= To do =
Find every line in the records below that holds the word "this", and copy it out.

**** Extracted information ****

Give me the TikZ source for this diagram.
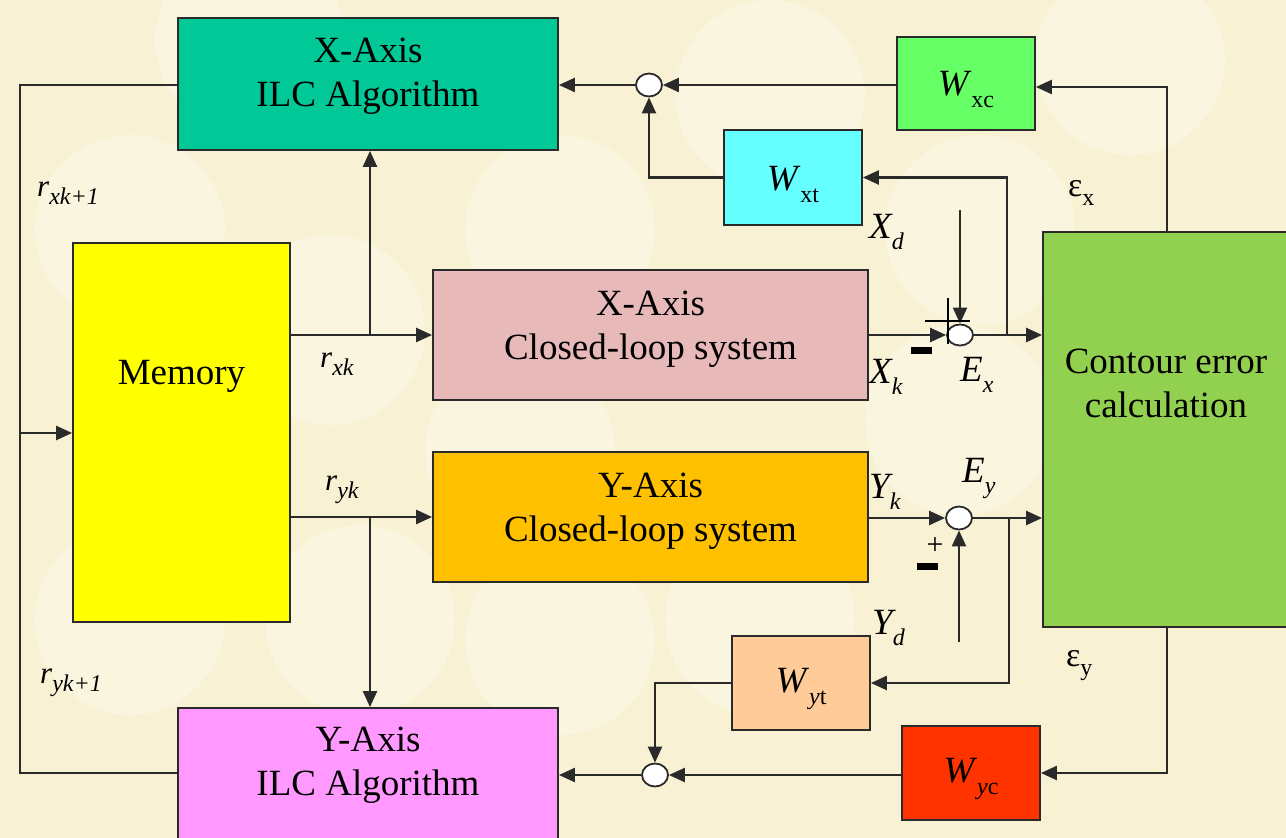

****
**** Extracted information ****

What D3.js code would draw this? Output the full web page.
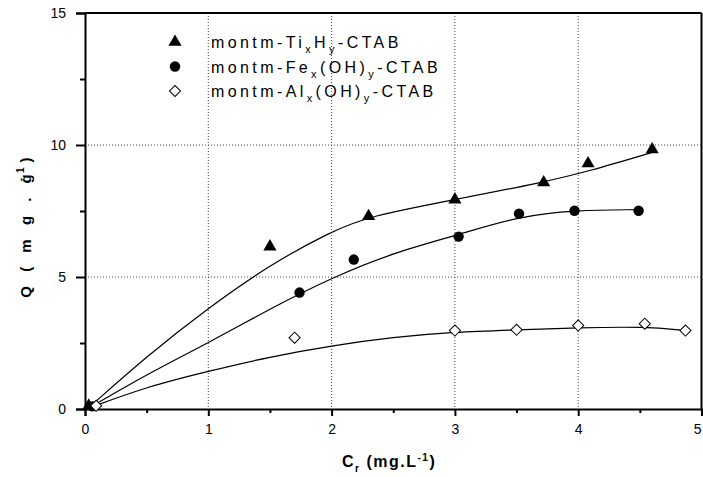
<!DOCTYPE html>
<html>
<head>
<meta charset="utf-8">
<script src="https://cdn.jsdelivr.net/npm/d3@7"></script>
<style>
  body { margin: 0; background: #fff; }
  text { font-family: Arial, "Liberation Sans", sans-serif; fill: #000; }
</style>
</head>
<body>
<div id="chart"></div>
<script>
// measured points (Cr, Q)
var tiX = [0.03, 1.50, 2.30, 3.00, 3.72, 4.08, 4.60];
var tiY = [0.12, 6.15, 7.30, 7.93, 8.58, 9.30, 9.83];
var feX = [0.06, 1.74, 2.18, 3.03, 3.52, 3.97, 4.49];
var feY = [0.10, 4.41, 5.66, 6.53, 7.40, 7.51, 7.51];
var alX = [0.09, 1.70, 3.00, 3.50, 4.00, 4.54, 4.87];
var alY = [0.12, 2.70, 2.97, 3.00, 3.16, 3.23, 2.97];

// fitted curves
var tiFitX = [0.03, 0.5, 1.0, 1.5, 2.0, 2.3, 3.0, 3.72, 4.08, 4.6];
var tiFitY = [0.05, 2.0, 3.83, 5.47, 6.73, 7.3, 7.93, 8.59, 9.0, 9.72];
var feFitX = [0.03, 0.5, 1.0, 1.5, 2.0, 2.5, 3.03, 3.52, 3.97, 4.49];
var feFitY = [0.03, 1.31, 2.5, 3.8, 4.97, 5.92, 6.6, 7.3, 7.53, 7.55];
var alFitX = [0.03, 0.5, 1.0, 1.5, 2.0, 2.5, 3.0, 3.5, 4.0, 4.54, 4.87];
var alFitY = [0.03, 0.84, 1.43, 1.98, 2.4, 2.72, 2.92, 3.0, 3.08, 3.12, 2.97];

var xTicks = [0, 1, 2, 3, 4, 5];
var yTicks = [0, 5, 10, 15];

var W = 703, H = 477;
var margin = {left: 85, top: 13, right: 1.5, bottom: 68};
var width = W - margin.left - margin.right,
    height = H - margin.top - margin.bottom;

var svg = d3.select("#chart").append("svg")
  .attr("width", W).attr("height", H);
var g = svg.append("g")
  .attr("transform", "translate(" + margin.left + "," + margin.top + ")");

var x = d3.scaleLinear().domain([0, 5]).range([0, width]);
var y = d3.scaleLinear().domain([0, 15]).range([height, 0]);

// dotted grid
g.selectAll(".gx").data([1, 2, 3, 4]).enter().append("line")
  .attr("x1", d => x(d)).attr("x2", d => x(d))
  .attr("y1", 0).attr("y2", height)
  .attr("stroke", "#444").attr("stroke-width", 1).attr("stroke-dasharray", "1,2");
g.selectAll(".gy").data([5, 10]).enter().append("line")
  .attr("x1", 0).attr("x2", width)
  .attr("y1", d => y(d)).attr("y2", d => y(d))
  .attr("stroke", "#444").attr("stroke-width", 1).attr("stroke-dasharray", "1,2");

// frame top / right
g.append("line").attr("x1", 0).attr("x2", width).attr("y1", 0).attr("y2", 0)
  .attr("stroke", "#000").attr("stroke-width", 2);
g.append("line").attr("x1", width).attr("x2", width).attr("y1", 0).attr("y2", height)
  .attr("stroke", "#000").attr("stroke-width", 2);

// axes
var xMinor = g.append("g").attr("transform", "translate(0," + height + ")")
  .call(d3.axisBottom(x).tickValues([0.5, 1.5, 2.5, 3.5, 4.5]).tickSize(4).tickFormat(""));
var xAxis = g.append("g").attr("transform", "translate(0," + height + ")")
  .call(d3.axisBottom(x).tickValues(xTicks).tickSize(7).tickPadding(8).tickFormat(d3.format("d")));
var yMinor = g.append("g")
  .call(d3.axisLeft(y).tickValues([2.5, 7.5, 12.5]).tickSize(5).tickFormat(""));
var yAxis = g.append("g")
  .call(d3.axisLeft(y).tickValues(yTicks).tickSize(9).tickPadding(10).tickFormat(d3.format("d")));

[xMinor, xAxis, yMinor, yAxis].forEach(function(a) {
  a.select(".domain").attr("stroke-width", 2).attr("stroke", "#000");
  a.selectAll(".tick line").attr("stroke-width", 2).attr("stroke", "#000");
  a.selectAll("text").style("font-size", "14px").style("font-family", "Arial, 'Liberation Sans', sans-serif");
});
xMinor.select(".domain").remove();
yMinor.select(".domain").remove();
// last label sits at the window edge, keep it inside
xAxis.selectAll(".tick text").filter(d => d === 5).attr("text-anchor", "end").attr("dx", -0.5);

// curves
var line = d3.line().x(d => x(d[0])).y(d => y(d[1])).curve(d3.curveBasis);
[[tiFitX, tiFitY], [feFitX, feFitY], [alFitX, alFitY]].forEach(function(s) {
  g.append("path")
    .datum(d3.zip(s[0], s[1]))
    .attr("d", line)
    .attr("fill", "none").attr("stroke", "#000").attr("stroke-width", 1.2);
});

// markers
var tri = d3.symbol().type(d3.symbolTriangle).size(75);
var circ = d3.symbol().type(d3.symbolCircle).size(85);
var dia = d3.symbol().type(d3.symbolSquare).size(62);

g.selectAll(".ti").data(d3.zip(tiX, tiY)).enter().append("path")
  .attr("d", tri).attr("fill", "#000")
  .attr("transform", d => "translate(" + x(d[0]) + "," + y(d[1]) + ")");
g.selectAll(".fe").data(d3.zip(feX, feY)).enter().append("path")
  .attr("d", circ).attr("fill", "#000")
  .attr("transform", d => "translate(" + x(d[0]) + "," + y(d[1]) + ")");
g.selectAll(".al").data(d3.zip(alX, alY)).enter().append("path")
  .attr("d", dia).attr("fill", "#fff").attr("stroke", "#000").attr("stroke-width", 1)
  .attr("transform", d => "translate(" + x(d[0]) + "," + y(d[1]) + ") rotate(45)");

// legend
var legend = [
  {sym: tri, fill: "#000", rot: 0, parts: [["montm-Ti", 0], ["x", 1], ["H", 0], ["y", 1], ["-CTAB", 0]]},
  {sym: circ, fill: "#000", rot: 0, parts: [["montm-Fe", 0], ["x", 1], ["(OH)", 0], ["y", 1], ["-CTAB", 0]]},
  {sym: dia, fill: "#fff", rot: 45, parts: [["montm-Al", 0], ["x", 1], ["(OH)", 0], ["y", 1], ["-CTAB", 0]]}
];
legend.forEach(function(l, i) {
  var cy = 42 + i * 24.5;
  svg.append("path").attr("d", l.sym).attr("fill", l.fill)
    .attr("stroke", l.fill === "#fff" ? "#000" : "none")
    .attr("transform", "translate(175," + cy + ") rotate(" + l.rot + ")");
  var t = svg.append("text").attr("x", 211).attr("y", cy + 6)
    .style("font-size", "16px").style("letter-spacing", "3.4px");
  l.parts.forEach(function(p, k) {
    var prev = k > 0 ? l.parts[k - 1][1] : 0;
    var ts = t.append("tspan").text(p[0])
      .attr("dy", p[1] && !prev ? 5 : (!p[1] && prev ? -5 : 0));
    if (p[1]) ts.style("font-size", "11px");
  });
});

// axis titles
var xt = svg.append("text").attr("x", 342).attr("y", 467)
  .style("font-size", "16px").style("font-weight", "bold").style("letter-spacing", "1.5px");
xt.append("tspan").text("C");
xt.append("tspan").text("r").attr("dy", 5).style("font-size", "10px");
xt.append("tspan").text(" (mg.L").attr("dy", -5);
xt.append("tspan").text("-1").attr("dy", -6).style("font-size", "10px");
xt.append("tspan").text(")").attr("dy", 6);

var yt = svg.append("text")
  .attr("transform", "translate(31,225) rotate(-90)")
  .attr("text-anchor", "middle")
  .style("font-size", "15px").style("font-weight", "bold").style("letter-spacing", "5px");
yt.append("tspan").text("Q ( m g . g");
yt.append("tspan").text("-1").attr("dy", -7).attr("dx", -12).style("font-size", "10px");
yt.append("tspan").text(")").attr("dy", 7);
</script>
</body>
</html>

****

= Written answer =
Give me the TikZ source for this diagram.
What D3.js code would draw this? Output the full web page.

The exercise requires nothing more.